Se il giorno della memoria fosse lo stesso amaro ricordo per tutti, vivremmo in un mondo diventato migliore. Ma così non è! Molti, per nascondere il loro povero razzismo, si nascondono dietro i misfatti dei comunisti, che pure ne hanno fatto di vittime, e non solo quelle delle foibe che sono ricordate saggiamente il 10 febbraio nella festa del ricordo. Anche se è vero che il giorno della memoria del 27 gennaio è mondiale mentre le stragi comuniste non lo sono diventate (a ricordare quanto pesi la Russia sulle decisioni del pianeta), questo non assolve chi non considera entrambi gli avvenimenti (come altri nel mondo) gravi ferite inferte a tutta l’umanità. Non assolve neppure l’appartenenza a un’ideologia fascista o comunque vicina a quella nazista. Anche gli italiani sono stati in gran parte fascisti, ma solo una piccola parte di facinorosi ha esercitato violenza gratuita ed ha partecipato ai misfatti compiuti in Italia rendendosi complici dello sterminio di uomini, donne e bambini nei campi di concentramento.
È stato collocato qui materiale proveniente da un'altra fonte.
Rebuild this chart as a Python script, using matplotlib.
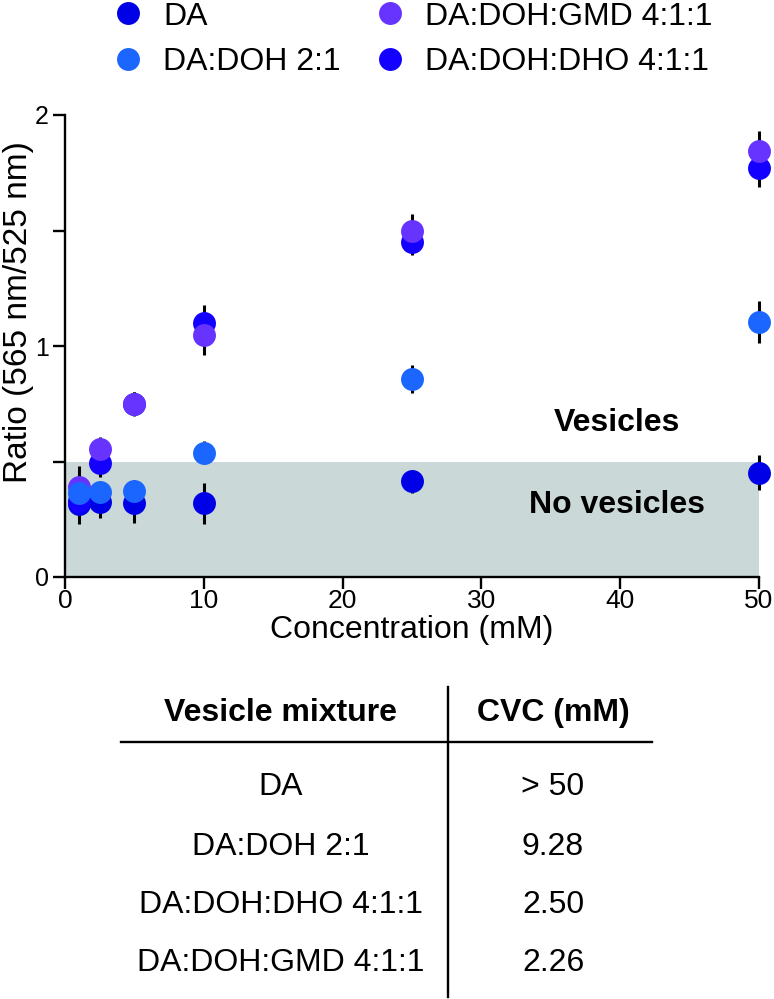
import matplotlib
matplotlib.use("Agg")
import matplotlib.pyplot as plt
from matplotlib.lines import Line2D

plt.rcParams['font.family'] = ['Liberation Sans', 'DejaVu Sans']

# data
conc = [1, 2.5, 5, 10, 25, 50]

da = [0.315, 0.325, 0.319, 0.319, 0.415, 0.452]
da_err = [0.087, 0.07, 0.087, 0.09, 0.05, 0.076]

doh = [0.365, 0.368, 0.372, 0.538, 0.856, 1.103]
doh_err = [0.04, 0.04, 0.05, 0.05, 0.06, 0.09]

dho = [0.33, 0.495, 0.75, 1.098, 1.452, 1.769]
dho_err = [0.05, 0.06, 0.05, 0.08, 0.06, 0.08]

gmd = [0.39, 0.553, 0.748, 1.046, 1.5, 1.844]
gmd_err = [0.09, 0.052, 0.052, 0.086, 0.07, 0.088]

threshold = 0.5

mixtures = ["DA", "DA:DOH 2:1", "DA:DOH:DHO 4:1:1", "DA:DOH:GMD 4:1:1"]
cvc = ["> 50", "9.28", "2.50", "2.26"]

c_da = '#0000E6'
c_doh = '#1A66FF'
c_dho = '#1400FF'
c_gmd = '#6633FF'

W, H = 774, 999
fs = 23
fig = plt.figure(figsize=(W / 100, H / 100), dpi=100)
ax = fig.add_axes([65 / W, 1 - 577 / H, (759 - 65) / W, (577 - 115) / H])

ax.fill_between([0, 50], 0, threshold, color='#CAD9D8', lw=0, zorder=0)

series = [
    (da, da_err, c_da, "DA"),
    (dho, dho_err, c_dho, "DA:DOH:DHO 4:1:1"),
    (gmd, gmd_err, c_gmd, "DA:DOH:GMD 4:1:1"),
    (doh, doh_err, c_doh, "DA:DOH 2:1"),
]
handles = {}
for vals, err, col, lab in series:
    ax.errorbar(conc, vals, yerr=err, fmt='none', ecolor='black', elinewidth=2.2,
                capsize=0, zorder=2, clip_on=False)
for vals, err, col, lab in series:
    h, = ax.plot(conc, vals, 'o', ms=16.5, color=col, mec='none', zorder=3,
                 clip_on=False, label=lab)
    handles[lab] = h

ax.text(39.8, 0.667, "Vesicles", fontsize=fs, fontweight='bold', ha='center', va='center')
ax.text(39.8, 0.31, "No vesicles", fontsize=fs, fontweight='bold', ha='center', va='center')

ax.set_xlim(0, 50)
ax.set_ylim(0, 2)
ax.set_xticks([0, 10, 20, 30, 40, 50])
ax.set_yticks([0, 1, 2])
ax.set_yticks([0.5, 1.5], minor=True)
for s in ['top', 'right']:
    ax.spines[s].set_visible(False)
for s in ['left', 'bottom']:
    ax.spines[s].set_linewidth(1.7)
ax.tick_params(axis='both', which='both', width=1.7, length=8.5, direction='out')
ax.tick_params(axis='x', labelsize=19, pad=0)
ax.tick_params(axis='y', labelsize=18, pad=3)
ax.set_xlabel("Concentration (mM)", fontsize=fs)
ax.xaxis.set_label_coords(0.5, -0.083)
ax.set_ylabel("Ratio (565 nm/525 nm)", fontsize=24)
ax.yaxis.set_label_coords(-0.0445, 0.574)

order = ["DA", "DA:DOH 2:1", "DA:DOH:GMD 4:1:1", "DA:DOH:DHO 4:1:1"]
fig.legend([handles[k] for k in order], order, loc='center left',
           bbox_to_anchor=(112 / W, 1 - 39.5 / H), ncol=2, frameon=False,
           fontsize=fs, handlelength=1.0, handletextpad=0.6, columnspacing=1.05,
           borderpad=0, borderaxespad=0, labelspacing=0.5, markerscale=1.0)

# table below the chart
col_x = [281 / W, 553 / W]
fig.text(col_x[0], 1 - 713 / H, "Vesicle mixture", fontsize=fs, fontweight='bold',
         ha='center', va='center')
fig.text(col_x[1], 1 - 713 / H, "CVC (mM)", fontsize=fs, fontweight='bold',
         ha='center', va='center')
row_y = [787, 847, 905, 963]
for name, val, ry in zip(mixtures, cvc, row_y):
    fig.text(col_x[0], 1 - ry / H, name, fontsize=fs, ha='center', va='center')
    fig.text(col_x[1], 1 - ry / H, val, fontsize=fs, ha='center', va='center')
fig.add_artist(Line2D([121 / W, 652 / W], [1 - 742 / H, 1 - 742 / H], color='black', lw=1.7))
fig.add_artist(Line2D([448 / W, 448 / W], [1 - 687 / H, 1 - 997 / H], color='black', lw=1.7))

fig.savefig("out.png", dpi=100)
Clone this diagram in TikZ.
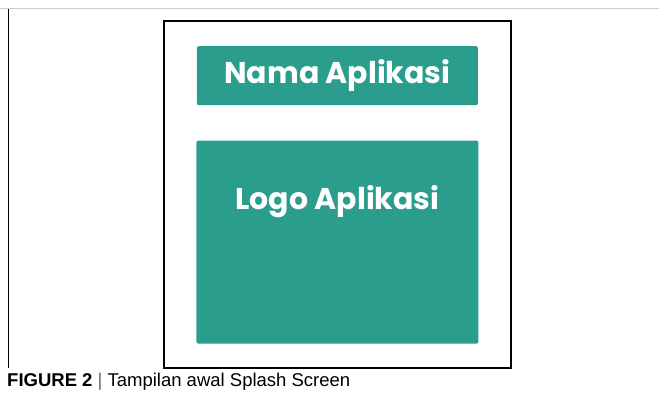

Sembra non bastare mai la documentazione precisa e dettagliata messa a punto con metodica precisione dagli aguzzini. Non si vuole credere alla testimonianza dei pochi sopravvissuti. Sembra che non conti nulla la montagna di cadaveri ritrovati nei campi.
Fa male rivedere i documenti che i nazisti non sono riusciti a distruggere e fa male sentire dalla bocca dei sopravvissuti l’inferno in cui erano costretti a vivere.  Mi vergogno per chi, ora come allora, rimane indifferente alle teste spaccate ai bambini, ai prigionieri usati come bersaglio al tiro a segno, a quelli che hanno subito esperimenti di ogni genere sul proprio corpo, quelli che ogni giorno della loro permanenza al campo hanno subito ogni sorta di violenza fisica, quelli che sono stati soppressi dopo aver raggiunto il massimo dello sfinimento a causa della fatica e della fame e quelli che ogni giorno venivano selezionati per essere mandati nelle camere a gas con lucida premeditazione.
Siamo liberi di avere le nostre idee e le nostre simpatie, ma proprio per questo dovremmo sentire dentro di noi il dolore e anche il ribrezzo per le azioni raccapriccianti rivolte ad ogni essere umano. Perché questo sentimento non è uguale per tutti? Perversione? Diavoleria? Lavaggio del cervello? Degrado umano?
Mi vergogno anche per la timidezza e la paura a parlare apertamente e liberamente, che tanti di noi hanno rispetto ai crimini contro l’umanità perpetrati in ogni momento della nostra storia.
Ogni volta che ci voltiamo dall’altra parte quando un uomo (o una donna) subisce violenza, fuggiamo dalle nostre responsabilità e ci rendiamo colpevoli dell’avvento di una società governata dalla violenza.
Abbiamo bisogno di guardare negli occhi i bambini, capire quanto hanno bisogno della nostra protezione e soffrire al solo pensiero che qualcuno possa fare loro del male. Se potessimo allontanarci per un po’ di tempo dal rumoroso caos quotidiano e dedicarci in assoluto silenzio alle riflessioni su questi temi e al valore della nostra breve esistenza, Dio ci aiuterebbe certamente a diventare più umani e più solidali.

Josef Mengele, lo squartatore dei bambini, è stato protetto e aiutato a sottrarsi ogni volta all’arresto, ma alla fine la natura ha fatto il suo corso e a 67 anni ha incontrato la morte per un banale infarto.